Start AVAILABLE DATA

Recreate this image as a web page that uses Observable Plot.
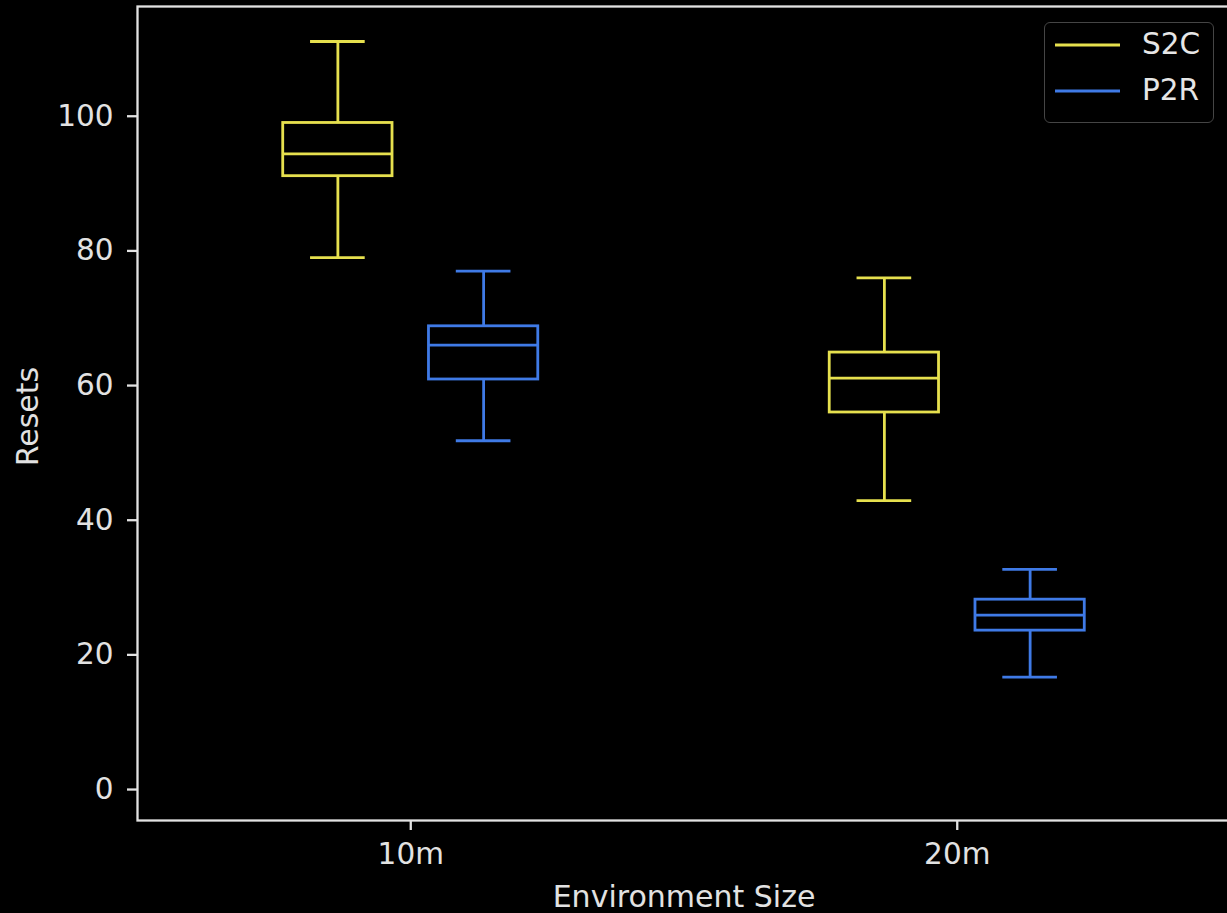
<!DOCTYPE html>
<html>
<head>
<meta charset="utf-8">
<script src="https://cdn.jsdelivr.net/npm/d3@7"></script>
<script src="https://cdn.jsdelivr.net/npm/@observablehq/plot@0.6"></script>
<style>
  html, body { margin: 0; padding: 0; background: #000; overflow: hidden; }
  #wrap { position: relative; width: 1227px; height: 913px; overflow: hidden; }
  #wrap > svg { max-width: none !important; display: block; }
  .legend { position: absolute; left: 1044px; top: 22px; width: 168px; height: 99px;
    border: 1.5px solid #454545; border-radius: 6px; background: #000;
    font-family: "DejaVu Sans", sans-serif; font-size: 29.5px; color: #e6e6e6; }
  .legend .row { position: absolute; left: 0; height: 40px; width: 168px; }
  .legend svg { position: absolute; left: 8px; top: 0; }
  .legend span { position: absolute; left: 97px; top: 50%; transform: translateY(-50%); line-height: 1; }
</style>
</head>
<body>
<div id="wrap"></div>
<script>
// ---- data ----
const sizes = ["10m", "20m"];
const seriesNames = ["S2C", "P2R"];
const seriesColors = ["#e6e04e", "#3f7ae6"];
// per size, per series [S2C, P2R]
const whiskerLo = [[79.0, 51.8], [42.9, 16.7]];
const quartile1 = [[91.1, 60.9], [56.0, 23.6]];
const medians   = [[94.4, 66.0], [61.1, 25.9]];
const quartile3 = [[99.0, 68.8], [64.9, 28.2]];
const whiskerHi = [[111.1, 77.0], [76.0, 32.7]];
const yTicks = [0, 20, 40, 60, 80, 100];
const yDomain = [-4.6, 116.3];

// ---- layout constants ----
const groupSpread = 0.2667; // distance between the two boxes of a group (x units)
const boxHalf = 0.1;
const capHalf = 0.05;
const fg = "#e2e2e2";
const tickFont = 29.5;
const labelFont = 30;

const boxes = sizes.flatMap((s, i) => seriesNames.map((n, j) => ({
  size: s, series: n,
  pos: i + 1 + (j - 0.5) * groupSpread,
  lo: whiskerLo[i][j], q1: quartile1[i][j], med: medians[i][j],
  q3: quartile3[i][j], hi: whiskerHi[i][j]
})));

const common = {stroke: "series", strokeWidth: 2.8};

const chart = Plot.plot({
  width: 1232, height: 913,
  marginLeft: 137, marginRight: 2, marginTop: 6, marginBottom: 93,
  style: {background: "#000", color: fg, fontFamily: "DejaVu Sans, sans-serif", fontSize: "29px", overflow: "visible", maxWidth: "none"},
  x: {domain: [0.5, 2.5], axis: null},
  y: {domain: yDomain, axis: null},
  color: {domain: seriesNames, range: seriesColors},
  marks: [
    Plot.axisY({ticks: yTicks, tickSize: 10, tickPadding: 14, fontSize: tickFont, strokeWidth: 2.3, label: null}),
    Plot.axisX({ticks: [1, 2], tickFormat: d => sizes[d - 1], tickSize: 10, tickPadding: 13, fontSize: tickFont, strokeWidth: 2.3, label: null}),
    Plot.ruleX(boxes, {x: "pos", y1: "lo", y2: "q1", ...common}),
    Plot.ruleX(boxes, {x: "pos", y1: "q3", y2: "hi", ...common}),
    Plot.ruleY(boxes, {y: "lo", x1: d => d.pos - capHalf, x2: d => d.pos + capHalf, ...common}),
    Plot.ruleY(boxes, {y: "hi", x1: d => d.pos - capHalf, x2: d => d.pos + capHalf, ...common}),
    Plot.rect(boxes, {x1: d => d.pos - boxHalf, x2: d => d.pos + boxHalf, y1: "q1", y2: "q3", fill: "none", ...common}),
    Plot.ruleY(boxes, {y: "med", x1: d => d.pos - boxHalf, x2: d => d.pos + boxHalf, ...common}),
    Plot.frame({stroke: fg, strokeWidth: 2.3}),
    Plot.text(["Resets"], {frameAnchor: "left", dx: -109, dy: 3, rotate: -90, fontSize: labelFont, fill: fg, textAnchor: "middle", lineAnchor: "middle"}),
    Plot.text(["Environment Size"], {frameAnchor: "bottom", dy: 77, fontSize: labelFont, fill: fg, textAnchor: "middle", lineAnchor: "middle"})
  ]
});

const wrap = document.getElementById("wrap");
wrap.appendChild(chart);

// legend
const legend = document.createElement("div");
legend.className = "legend";
seriesNames.forEach((name, j) => {
  const row = document.createElement("div");
  row.className = "row";
  row.style.top = (2 + j * 46) + "px";
  row.innerHTML = `<svg width="70" height="40"><line x1="2" x2="67" y1="20" y2="20" stroke="${seriesColors[j]}" stroke-width="2.8"/></svg><span>${name}</span>`;
  legend.appendChild(row);
});
wrap.appendChild(legend);
</script>
</body>
</html>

End AVAILABLE DATA

- _THE REQUEST_
Make an exact copy of the data, leaving its pictures out.

- _EXERCISE SOLUTION_
Recreate this image as a web page that uses Observable Plot.
<!DOCTYPE html>
<html>
<head>
<meta charset="utf-8">
<script src="https://cdn.jsdelivr.net/npm/d3@7"></script>
<script src="https://cdn.jsdelivr.net/npm/@observablehq/plot@0.6"></script>
<style>
  html, body { margin: 0; padding: 0; background: #000; overflow: hidden; }
  #wrap { position: relative; width: 1227px; height: 913px; overflow: hidden; }
  #wrap > svg { max-width: none !important; display: block; }
  .legend { position: absolute; left: 1044px; top: 22px; width: 168px; height: 99px;
    border: 1.5px solid #454545; border-radius: 6px; background: #000;
    font-family: "DejaVu Sans", sans-serif; font-size: 29.5px; color: #e6e6e6; }
  .legend .row { position: absolute; left: 0; height: 40px; width: 168px; }
  .legend svg { position: absolute; left: 8px; top: 0; }
  .legend span { position: absolute; left: 97px; top: 50%; transform: translateY(-50%); line-height: 1; }
</style>
</head>
<body>
<div id="wrap"></div>
<script>
// ---- data ----
const sizes = ["10m", "20m"];
const seriesNames = ["S2C", "P2R"];
const seriesColors = ["#e6e04e", "#3f7ae6"];
// per size, per series [S2C, P2R]
const whiskerLo = [[79.0, 51.8], [42.9, 16.7]];
const quartile1 = [[91.1, 60.9], [56.0, 23.6]];
const medians   = [[94.4, 66.0], [61.1, 25.9]];
const quartile3 = [[99.0, 68.8], [64.9, 28.2]];
const whiskerHi = [[111.1, 77.0], [76.0, 32.7]];
const yTicks = [0, 20, 40, 60, 80, 100];
const yDomain = [-4.6, 116.3];

// ---- layout constants ----
const groupSpread = 0.2667; // distance between the two boxes of a group (x units)
const boxHalf = 0.1;
const capHalf = 0.05;
const fg = "#e2e2e2";
const tickFont = 29.5;
const labelFont = 30;

const boxes = sizes.flatMap((s, i) => seriesNames.map((n, j) => ({
  size: s, series: n,
  pos: i + 1 + (j - 0.5) * groupSpread,
  lo: whiskerLo[i][j], q1: quartile1[i][j], med: medians[i][j],
  q3: quartile3[i][j], hi: whiskerHi[i][j]
})));

const common = {stroke: "series", strokeWidth: 2.8};

const chart = Plot.plot({
  width: 1232, height: 913,
  marginLeft: 137, marginRight: 2, marginTop: 6, marginBottom: 93,
  style: {background: "#000", color: fg, fontFamily: "DejaVu Sans, sans-serif", fontSize: "29px", overflow: "visible", maxWidth: "none"},
  x: {domain: [0.5, 2.5], axis: null},
  y: {domain: yDomain, axis: null},
  color: {domain: seriesNames, range: seriesColors},
  marks: [
    Plot.axisY({ticks: yTicks, tickSize: 10, tickPadding: 14, fontSize: tickFont, strokeWidth: 2.3, label: null}),
    Plot.axisX({ticks: [1, 2], tickFormat: d => sizes[d - 1], tickSize: 10, tickPadding: 13, fontSize: tickFont, strokeWidth: 2.3, label: null}),
    Plot.ruleX(boxes, {x: "pos", y1: "lo", y2: "q1", ...common}),
    Plot.ruleX(boxes, {x: "pos", y1: "q3", y2: "hi", ...common}),
    Plot.ruleY(boxes, {y: "lo", x1: d => d.pos - capHalf, x2: d => d.pos + capHalf, ...common}),
    Plot.ruleY(boxes, {y: "hi", x1: d => d.pos - capHalf, x2: d => d.pos + capHalf, ...common}),
    Plot.rect(boxes, {x1: d => d.pos - boxHalf, x2: d => d.pos + boxHalf, y1: "q1", y2: "q3", fill: "none", ...common}),
    Plot.ruleY(boxes, {y: "med", x1: d => d.pos - boxHalf, x2: d => d.pos + boxHalf, ...common}),
    Plot.frame({stroke: fg, strokeWidth: 2.3}),
    Plot.text(["Resets"], {frameAnchor: "left", dx: -109, dy: 3, rotate: -90, fontSize: labelFont, fill: fg, textAnchor: "middle", lineAnchor: "middle"}),
    Plot.text(["Environment Size"], {frameAnchor: "bottom", dy: 77, fontSize: labelFont, fill: fg, textAnchor: "middle", lineAnchor: "middle"})
  ]
});

const wrap = document.getElementById("wrap");
wrap.appendChild(chart);

// legend
const legend = document.createElement("div");
legend.className = "legend";
seriesNames.forEach((name, j) => {
  const row = document.createElement("div");
  row.className = "row";
  row.style.top = (2 + j * 46) + "px";
  row.innerHTML = `<svg width="70" height="40"><line x1="2" x2="67" y1="20" y2="20" stroke="${seriesColors[j]}" stroke-width="2.8"/></svg><span>${name}</span>`;
  legend.appendChild(row);
});
wrap.appendChild(legend);
</script>
</body>
</html>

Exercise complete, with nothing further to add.